Whatever your views on this relatively modern aspect of preparation, the mental wellbeing of players is an area that has come sharply into focus over recent years, as elite athletes attempt to juggle work and sport, not to mention a personal life.

The 2018 LGFA Player of the Year, for example, works with KPMG and although they are supportive of their employee’s pursuits on the football pitch – indeed they have also extended their partnership with the Dublin ladies football for a second season – she maintains she can still possess career ambitions. In fact, she feels not having interests outside football could very well be a detriment to her sporting career.

“I’ve been playing 15 years so I certainly couldn’t be putting the career on the long finger. You might have busy patches that you kind of have to get through. It’s about having that relationship to be able to say I need to take a step back or being able to be flexible when it’s coming into the crunch part of the season.

“When I was young I would have never considered football to have been something on par with work; it was something that you did in your spare time.
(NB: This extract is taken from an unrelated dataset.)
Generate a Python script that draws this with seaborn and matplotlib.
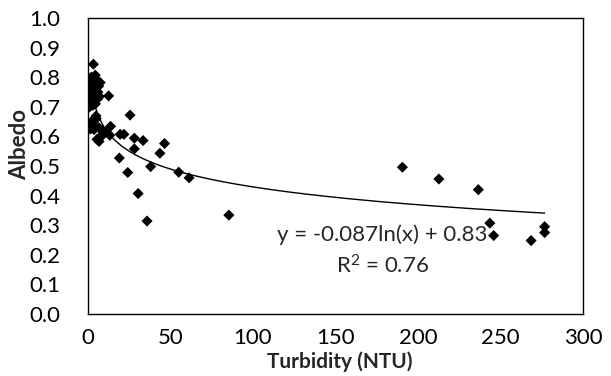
import numpy as np
import pandas as pd
import matplotlib
matplotlib.use("Agg")
import matplotlib.pyplot as plt
import seaborn as sns

turbidity = [
    3.3, 0.5, 2.0, 4.4, 5.5, 7.4, 6.5, 3.0, 5.0, 2.5, 6.0, 4.0, 1.5, 7.0, 3.5,
    5.5, 2.0, 4.5, 1.0, 3.0,
    4.9, 0.8, 2.1, 3.7, 6.5, 8.5, 9.0, 6.7, 5.5, 7.5, 1.5, 10.5, 5.0, 3.0,
    12.5, 13.2, 13.7, 19.0, 19.5, 21.8, 24.1, 25.5, 28.1, 28.1, 30.4, 33.4,
    35.8, 38.0, 43.6, 46.4, 55.0, 61.3, 85.4,
    190.6, 212.7, 236.6, 243.6, 245.9, 268.6, 276.8, 276.8,
]
albedo = [
    0.844, 0.796, 0.80, 0.807, 0.79, 0.782, 0.77, 0.775, 0.765, 0.76, 0.75,
    0.745, 0.74, 0.735, 0.73, 0.725, 0.72, 0.71, 0.70, 0.705,
    0.669, 0.64, 0.64, 0.623, 0.63, 0.62, 0.605, 0.583, 0.59, 0.60, 0.625,
    0.615, 0.66, 0.655,
    0.737, 0.604, 0.634, 0.527, 0.607, 0.607, 0.478, 0.672, 0.558, 0.594,
    0.407, 0.586, 0.314, 0.498, 0.543, 0.576, 0.479, 0.46, 0.334,
    0.496, 0.456, 0.42, 0.307, 0.265, 0.248, 0.295, 0.275,
]
fit_a = -0.087
fit_b = 0.83
eq_label = "y = -0.087ln(x) + 0.83"
r2_label = "R$^2$ = 0.76"

df = pd.DataFrame({"Turbidity": turbidity, "Albedo": albedo})
fx = np.linspace(4, max(turbidity), 300)
fit_df = pd.DataFrame({"x": fx, "y": fit_a * np.log(fx) + fit_b})

sns.set_style("white")
plt.rcParams["font.family"] = ["Lato", "DejaVu Sans"]
plt.rcParams["mathtext.default"] = "regular"

fig = plt.figure(figsize=(6.11, 3.76), dpi=100)
ax = fig.add_axes([0.144, 0.165, 0.81, 0.787])

sns.lineplot(data=fit_df, x="x", y="y", ax=ax, color="black", linewidth=1.0)
sns.scatterplot(data=df, x="Turbidity", y="Albedo", ax=ax, marker="D",
                color="black", edgecolor="none", s=32, zorder=3)

ax.set_xlim(0, 300)
ax.set_ylim(0, 1.0)
ax.set_xticks(np.arange(0, 301, 50))
ax.set_yticks(np.arange(0, 1.01, 0.1))
ax.set_yticklabels([f"{v:.1f}" for v in np.arange(0, 1.01, 0.1)])
ax.tick_params(axis="both", direction="in", length=5, width=1, labelsize=16,
               colors="black")
ax.tick_params(axis="y", pad=20)
ax.tick_params(axis="x", pad=10)
for sp in ax.spines.values():
    sp.set_color("black")
    sp.set_linewidth(1.0)

ax.set_xlabel("Turbidity (NTU)", fontsize=15, fontweight="bold")
ax.xaxis.set_label_coords(0.509, -0.126)
ax.set_ylabel("Albedo", fontsize=16, fontweight="bold")
ax.yaxis.set_label_coords(-0.117, 0.574)

ax.text(178.5, 0.267, eq_label, ha="center", va="center", fontsize=16)
ax.text(178.5, 0.162, r2_label, ha="center", va="center", fontsize=16)

fig.savefig("out.png", dpi=100)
Now it has come around to a level where you’re putting it higher and higher and higher in terms of what you have to give to it and how you see it and how you view yourself as an elite athlete.

“It definitely has come up to a new level and continues to go. I suppose it’s the way the men’s game has gone. Look at that 15 years ago it was a hugely different game. I think we’re actually making those leaps, bigger leaps every year. It’s trying to balance between the two of them.”

So how do you define a healthy balance?

“I definitely think there are times when you need to take a step back because it does get to a stage, particularly when both are busy or strenuous. But at the same time I do think you can keep a balance between them, when you have an understanding from both sides.

“There are girls that come to the management at various times and say: ‘Look, I’m busy with work or I need to miss a session’. They’re very understanding about that. You need to make sure that you’re looking after yourself physically and mentally.”

One challenge, in both a mental and physical sense, the Dubliner will be facing over the next few years is the prospect of retirement.

Good advice

Sportspeople regularly throw out the line about broaching the subject once the season is over and Aherne is no different. That’s all well and good, but the ability to prevent such thoughts from prying their way into the subconscious is a challenge in itself.

Again, 15 years of experience, underpinned by maturity and good advice, has stood the forward in good stead.

“The last couple of years we’ve been successful so it changes the dynamic of how you think of it in terms of going back. We probably switch off a bit more, I’d say. We wouldn’t be gung-ho about getting back before Christmas. We take ourselves down and get away from it, but you have to.

“After the intensity you get up to at the end of the season it is important for us to decompress and to take time away. We still see each other but much more sporadically.

“Everyone comes out the other side of Christmas and nearly thinks: ‘I can’t wait to get back to a bit of normality’. You know at that stage how you’re feeling.”

When the time is right to think about retirement, she’ll know.